Two conflicting rulings from the 10th Circuit Court of Appeals — one from 2017 and one from 2020 — have created mass confusion about eligibility for the small refinery relief program. A plain read of the law has always suggested there are two factors necessary for eligibility:


  1. That a facility be “small” (meaning 75,000 barrels or fewer of crude oil are processed daily); and

  2. That a facility is able to show EPA that its RFS obligation is a source of disproportionate economic harm.


On the matter of economic harm, the 10th Circuit Court of Appeals ruled in 2017 that EPA was unlawfully redefining “hardship” by imposing a heightened “viability” threshold. Basically, if a refinery wasn’t on the brink of closing, EPA denied them RFS relief. The court found that EPA “exceeded its statutory authority” in withholding waivers based on this rationale. The ruling added that “as a matter of textual exegesis, ‘hardship’ is something that ‘makes one’s life hard or difficult — not just something that makes continued existence impossible.’”


Three years after the ruling admonishing EPA for being too stingy with small refinery relief, the 10th Circuit threw another curve ball. In January 2020, the court constructed a third, brand new qualification: for small refinery RFS relief: a facility must have been granted a small refinery exemption every year since 2010 to remain eligible for future help. The ruling revealed a 10th Circuit at odds with itself.


As legal challenges to the latest ruling are underway, some facilities have submitted “gap year” requests, petitioning EPA to consider their cases for compliance-based hardship incurred in previous years. It is an effort to keep intact the possibility of seeking future relief while the 10th Circuit’s latest ruling is reviewed.


The Overstep of Reallocation

Though small refinery relief has not curtailed ethanol consumption at all in the United States, EPA is still being pressured to inflate annual RFS obligations to “make up” for past waivers. But there are no “lost” volumes to reallocate.

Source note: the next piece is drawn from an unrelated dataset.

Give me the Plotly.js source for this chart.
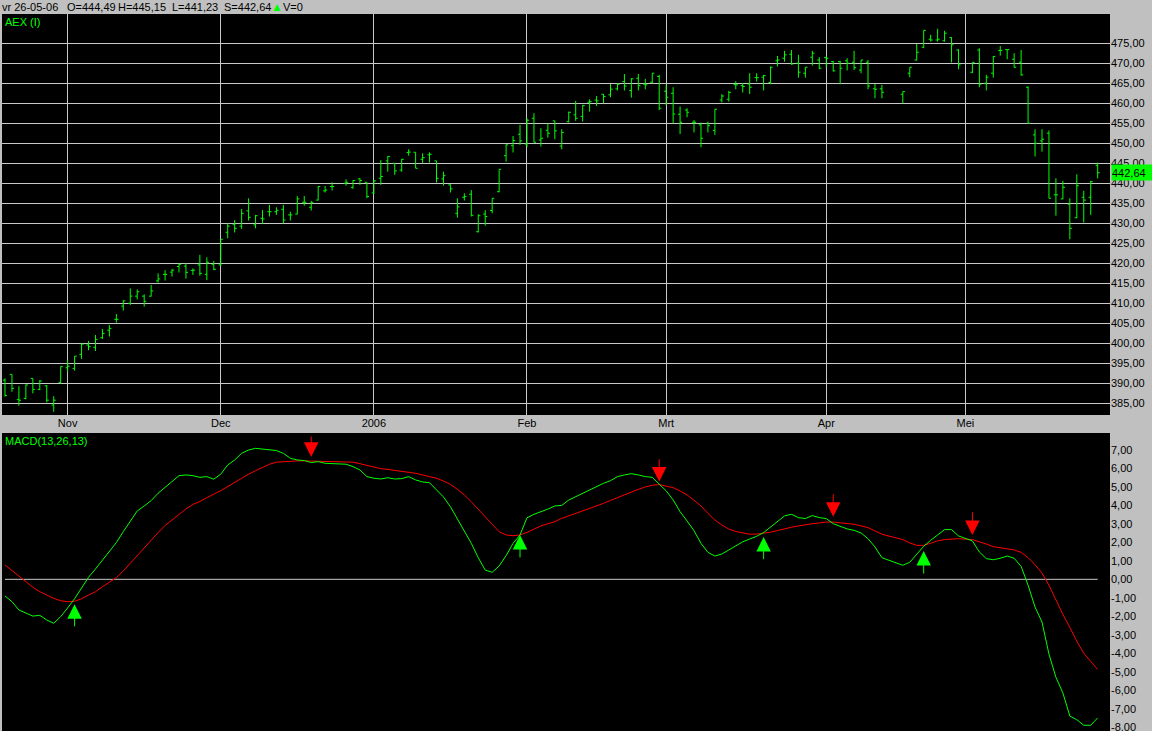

Assuming that a “gallon waived” under RFS means that a gallon of biofuels wasn’t blended is just plain wrong. There is no 1:1 correlation between RFS obligations “waived” and ethanol gallons blended.


Fuel suppliers blend as much ethanol as consumers are willing to buy and as infrastructure can safely handle. Increasing RFS obligations through reallocation affects neither of those factors. Reallocation will simply increase compliance costs by driving up the trading price of RINs (RFS compliance credits that refineries must submit to EPA). It will also lead to imports of expensive foreign biodiesel that will replace affordable, American-made petroleum diesel. These costs come at the expense of refinery jobs, industry growth and global competitiveness.


Individual refineries are the obligated parties under the RFS. If an individual refinery is exempted from having to submit RINs to the EPA because of demonstrated hardship, the government cannot transfer their obligation to other parties. Reallocation is illegal on its face.